**Exercise goal**
Leave out the pictures, then reproduce the rest of the material exactly.

═══ Information shown

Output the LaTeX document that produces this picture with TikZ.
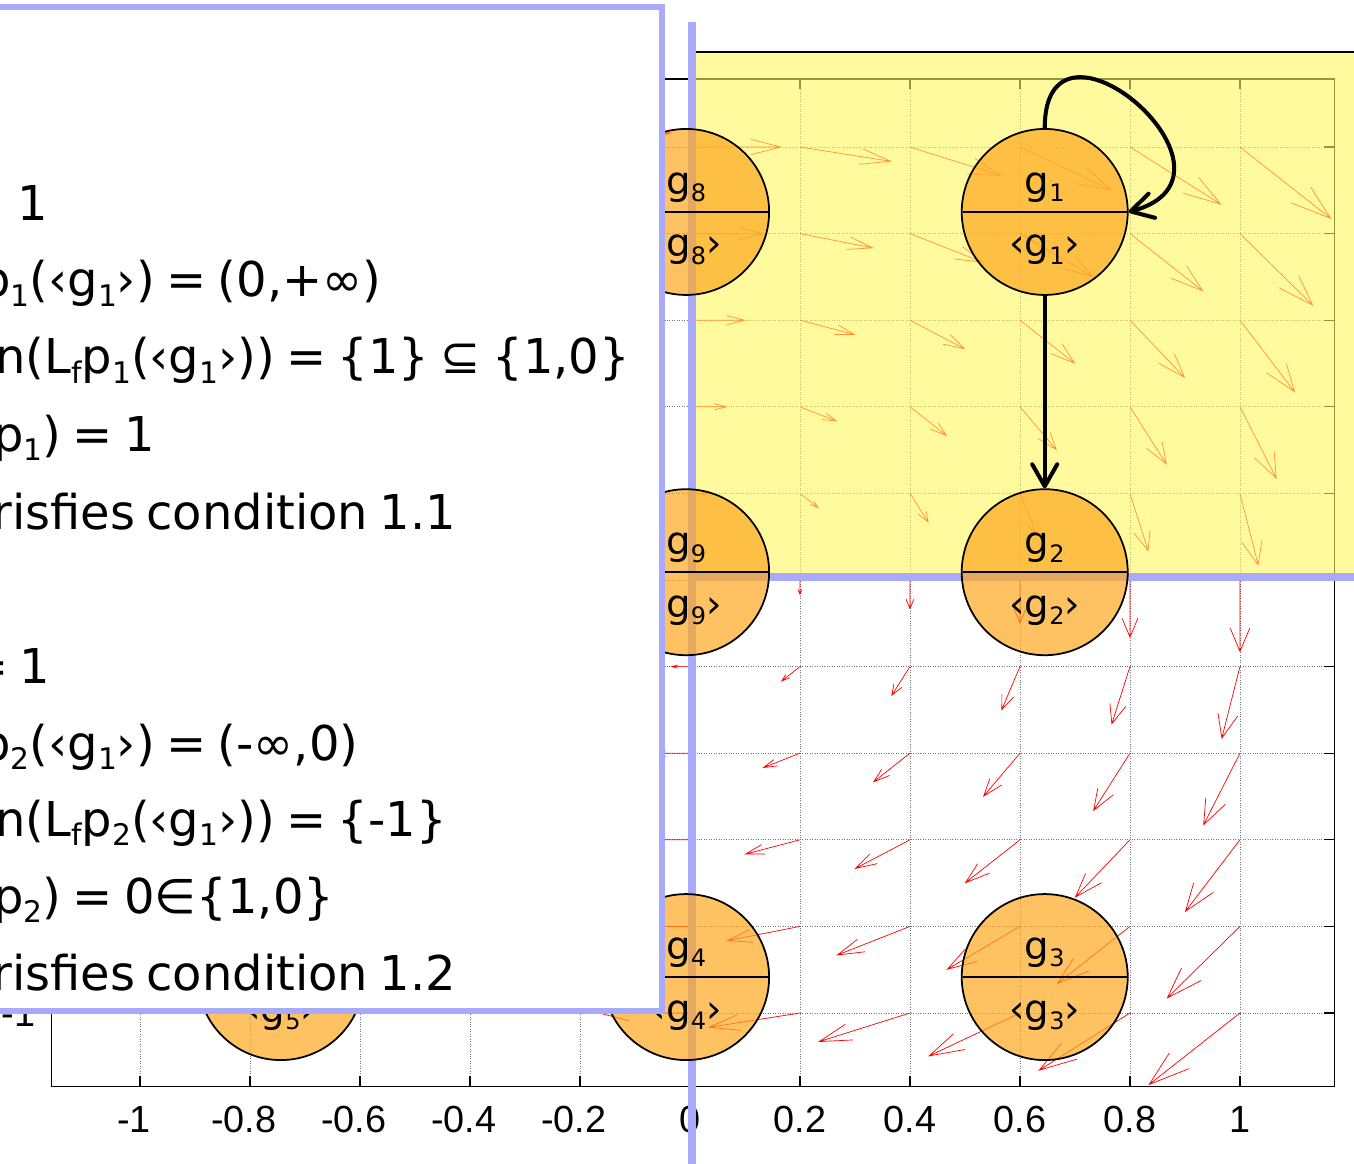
\documentclass[tikz,border=0pt]{standalone}
\usepackage{fontspec}
\setmainfont[WordSpace=0.75]{DejaVu Sans}
\newfontfamily\tickfont{Liberation Sans}
\usetikzlibrary{arrows.meta,shapes.multipart}
\definecolor{lavender}{RGB}{170,170,250}
\definecolor{hiyellow}{RGB}{255,247,93}
\definecolor{stateorange}{RGB}{254,168,31}
% small lowered index
\newcommand{\sub}[1]{\raisebox{-0.2em}{\scalebox{0.62}{#1}}}
% upper and lower part of a state circle
\newcommand{\gpart}[1]{g\sub{#1}\rule[-0.35em]{0pt}{0pt}\nodepart{lower}\rule{0pt}{1.05em}‹g\sub{#1}›}

\begin{document}
\begin{tikzpicture}[x=11cm, y=8.66cm,
  grid/.style={densely dotted, line width=0.4pt, black!55},
  vec/.style={red, line width=0.4pt},
  frame/.style={line width=0.6pt},
  state/.style={circle split, draw, line width=1pt, fill=stateorange, fill opacity=0.7, text opacity=1, minimum size=3.32cm, inner sep=2pt, font=\fontsize{22}{26}\selectfont},
  txt/.style={anchor=base west, inner sep=0pt, font=\fontsize{27.3}{32}\selectfont},
  tick/.style={inner sep=0pt, font=\tickfont\fontsize{21.5}{25}\selectfont},
  arr/.style={-{Straight Barb[length=4.4mm, width=5mm, round]}, line width=2.3pt}]
\useasboundingbox (-1.2545,-1.3487) rectangle (1.2073,1.3395);

% quiver plot
\foreach \k in {-5,...,5} {
  \draw[grid] (0.2*\k,-1.169) -- (0.2*\k,1.157);
  \draw[grid] (-1.16,0.2*\k) -- (1.171,0.2*\k);
  \draw[frame] (0.2*\k,-1.169) -- ++(0,0.023) (0.2*\k,1.157) -- ++(0,-0.023);
  \draw[frame] (-1.16,0.2*\k) -- ++(0.018,0) (1.171,0.2*\k) -- ++(-0.018,0);
}
\draw[frame] (-1.16,-1.169) rectangle (1.171,1.157);
\foreach \lab [count=\n] in {-1,-0.8,-0.6,-0.4,-0.2,0,0.2,0.4,0.6,0.8,1}
  \node[tick] (xl\n) at ({-1.2+0.2*\n-(\n<6 ? 0.011 : 0)},-1.247) {\lab};
\node[tick, anchor=east] (yl1) at (-1.19,-1) {-1};

\foreach \i in {-5,...,5} {
  \foreach \j in {-5,...,5} {
    \pgfmathsetmacro{\qx}{0.2*\i}
    \pgfmathsetmacro{\qy}{0.2*\j}
    \pgfmathsetmacro{\qu}{0.165*\qy}
    \pgfmathsetmacro{\qv}{-0.165*\qx}
    \pgfmathsetmacro{\tx}{\qx+\qu}
    \pgfmathsetmacro{\ty}{\qy+\qv}
    \draw[vec] (\qx,\qy) -- (\tx,\ty)
      (\tx-0.33*\qu-0.1089*\qv,\ty-0.33*\qv+0.1089*\qu) -- (\tx,\ty)
      -- (\tx-0.33*\qu+0.1089*\qv,\ty-0.33*\qv-0.1089*\qu);
  }
}

% highlighted quadrant
\path[draw=black, line width=1.1pt, fill=hiyellow, fill opacity=0.6] (0,0) rectangle (1.3,1.219);
\draw[lavender, line width=4.5pt] (0.0036,1.289) -- (0.0036,-1.4);
\draw[lavender, line width=4.5pt] (0.0036,0.0069) -- (1.3,0.0069);

% states
\foreach \n/\xx/\yy in {8/-0.007/0.85, 1/0.645/0.85, 9/-0.007/0.018, 2/0.645/0.018,
                        5/-0.744/-0.917, 4/-0.007/-0.917, 3/0.645/-0.917}
  \node[state] (g\n) at (\xx,\yy) {\gpart{\n}};
\draw[arr] (g1.south) -- (g2.north);
\draw[arr] (g1.north) to[out=90, in=15, looseness=3] (g1.east);

% text box
\draw[lavender, line width=3.5pt, fill=white] (-1.4,-0.9954) rectangle (-0.0509,1.3233);
\node[txt] (l1) at (-1.2236,0.8314) {1};
\node[txt] (l2) at (-1.2909,0.6536) {p\sub{1}(‹g\sub{1}›) = (0,+∞)};
\node[txt] (l3) at (-1.2636,0.4758) {n(L\sub{f}p\sub{1}(‹g\sub{1}›)) = \{1\} ⊆ \{1,0\}};
\node[txt] (l4) at (-1.2673,0.2979) {p\sub{1}) = 1};
\node[txt] (l5) at (-1.2691,0.1178) {risfies condition 1.1};
\node[txt] (l6) at (-1.3127,-0.2379) {= 1};
\node[txt] (l7) at (-1.2909,-0.4157) {p\sub{2}(‹g\sub{1}›) = (-∞,0)};
\node[txt] (l8) at (-1.2636,-0.5912) {n(L\sub{f}p\sub{2}(‹g\sub{1}›)) = \{-1\}};
\node[txt] (l9) at (-1.2673,-0.7691) {p\sub{2}) = 0∈\{1,0\}};
\node[txt] (l10) at (-1.2691,-0.9469) {risfies condition 1.2};
\end{tikzpicture}
\end{document}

══════

**Answer below**
Output the LaTeX document that produces this picture with TikZ.
\documentclass[tikz,border=0pt]{standalone}
\usepackage{fontspec}
\setmainfont[WordSpace=0.75]{DejaVu Sans}
\newfontfamily\tickfont{Liberation Sans}
\usetikzlibrary{arrows.meta,shapes.multipart}
\definecolor{lavender}{RGB}{170,170,250}
\definecolor{hiyellow}{RGB}{255,247,93}
\definecolor{stateorange}{RGB}{254,168,31}
% small lowered index
\newcommand{\sub}[1]{\raisebox{-0.2em}{\scalebox{0.62}{#1}}}
% upper and lower part of a state circle
\newcommand{\gpart}[1]{g\sub{#1}\rule[-0.35em]{0pt}{0pt}\nodepart{lower}\rule{0pt}{1.05em}‹g\sub{#1}›}

\begin{document}
\begin{tikzpicture}[x=11cm, y=8.66cm,
  grid/.style={densely dotted, line width=0.4pt, black!55},
  vec/.style={red, line width=0.4pt},
  frame/.style={line width=0.6pt},
  state/.style={circle split, draw, line width=1pt, fill=stateorange, fill opacity=0.7, text opacity=1, minimum size=3.32cm, inner sep=2pt, font=\fontsize{22}{26}\selectfont},
  txt/.style={anchor=base west, inner sep=0pt, font=\fontsize{27.3}{32}\selectfont},
  tick/.style={inner sep=0pt, font=\tickfont\fontsize{21.5}{25}\selectfont},
  arr/.style={-{Straight Barb[length=4.4mm, width=5mm, round]}, line width=2.3pt}]
\useasboundingbox (-1.2545,-1.3487) rectangle (1.2073,1.3395);

% quiver plot
\foreach \k in {-5,...,5} {
  \draw[grid] (0.2*\k,-1.169) -- (0.2*\k,1.157);
  \draw[grid] (-1.16,0.2*\k) -- (1.171,0.2*\k);
  \draw[frame] (0.2*\k,-1.169) -- ++(0,0.023) (0.2*\k,1.157) -- ++(0,-0.023);
  \draw[frame] (-1.16,0.2*\k) -- ++(0.018,0) (1.171,0.2*\k) -- ++(-0.018,0);
}
\draw[frame] (-1.16,-1.169) rectangle (1.171,1.157);
\foreach \lab [count=\n] in {-1,-0.8,-0.6,-0.4,-0.2,0,0.2,0.4,0.6,0.8,1}
  \node[tick] (xl\n) at ({-1.2+0.2*\n-(\n<6 ? 0.011 : 0)},-1.247) {\lab};
\node[tick, anchor=east] (yl1) at (-1.19,-1) {-1};

\foreach \i in {-5,...,5} {
  \foreach \j in {-5,...,5} {
    \pgfmathsetmacro{\qx}{0.2*\i}
    \pgfmathsetmacro{\qy}{0.2*\j}
    \pgfmathsetmacro{\qu}{0.165*\qy}
    \pgfmathsetmacro{\qv}{-0.165*\qx}
    \pgfmathsetmacro{\tx}{\qx+\qu}
    \pgfmathsetmacro{\ty}{\qy+\qv}
    \draw[vec] (\qx,\qy) -- (\tx,\ty)
      (\tx-0.33*\qu-0.1089*\qv,\ty-0.33*\qv+0.1089*\qu) -- (\tx,\ty)
      -- (\tx-0.33*\qu+0.1089*\qv,\ty-0.33*\qv-0.1089*\qu);
  }
}

% highlighted quadrant
\path[draw=black, line width=1.1pt, fill=hiyellow, fill opacity=0.6] (0,0) rectangle (1.3,1.219);
\draw[lavender, line width=4.5pt] (0.0036,1.289) -- (0.0036,-1.4);
\draw[lavender, line width=4.5pt] (0.0036,0.0069) -- (1.3,0.0069);

% states
\foreach \n/\xx/\yy in {8/-0.007/0.85, 1/0.645/0.85, 9/-0.007/0.018, 2/0.645/0.018,
                        5/-0.744/-0.917, 4/-0.007/-0.917, 3/0.645/-0.917}
  \node[state] (g\n) at (\xx,\yy) {\gpart{\n}};
\draw[arr] (g1.south) -- (g2.north);
\draw[arr] (g1.north) to[out=90, in=15, looseness=3] (g1.east);

% text box
\draw[lavender, line width=3.5pt, fill=white] (-1.4,-0.9954) rectangle (-0.0509,1.3233);
\node[txt] (l1) at (-1.2236,0.8314) {1};
\node[txt] (l2) at (-1.2909,0.6536) {p\sub{1}(‹g\sub{1}›) = (0,+∞)};
\node[txt] (l3) at (-1.2636,0.4758) {n(L\sub{f}p\sub{1}(‹g\sub{1}›)) = \{1\} ⊆ \{1,0\}};
\node[txt] (l4) at (-1.2673,0.2979) {p\sub{1}) = 1};
\node[txt] (l5) at (-1.2691,0.1178) {risfies condition 1.1};
\node[txt] (l6) at (-1.3127,-0.2379) {= 1};
\node[txt] (l7) at (-1.2909,-0.4157) {p\sub{2}(‹g\sub{1}›) = (-∞,0)};
\node[txt] (l8) at (-1.2636,-0.5912) {n(L\sub{f}p\sub{2}(‹g\sub{1}›)) = \{-1\}};
\node[txt] (l9) at (-1.2673,-0.7691) {p\sub{2}) = 0∈\{1,0\}};
\node[txt] (l10) at (-1.2691,-0.9469) {risfies condition 1.2};
\end{tikzpicture}
\end{document}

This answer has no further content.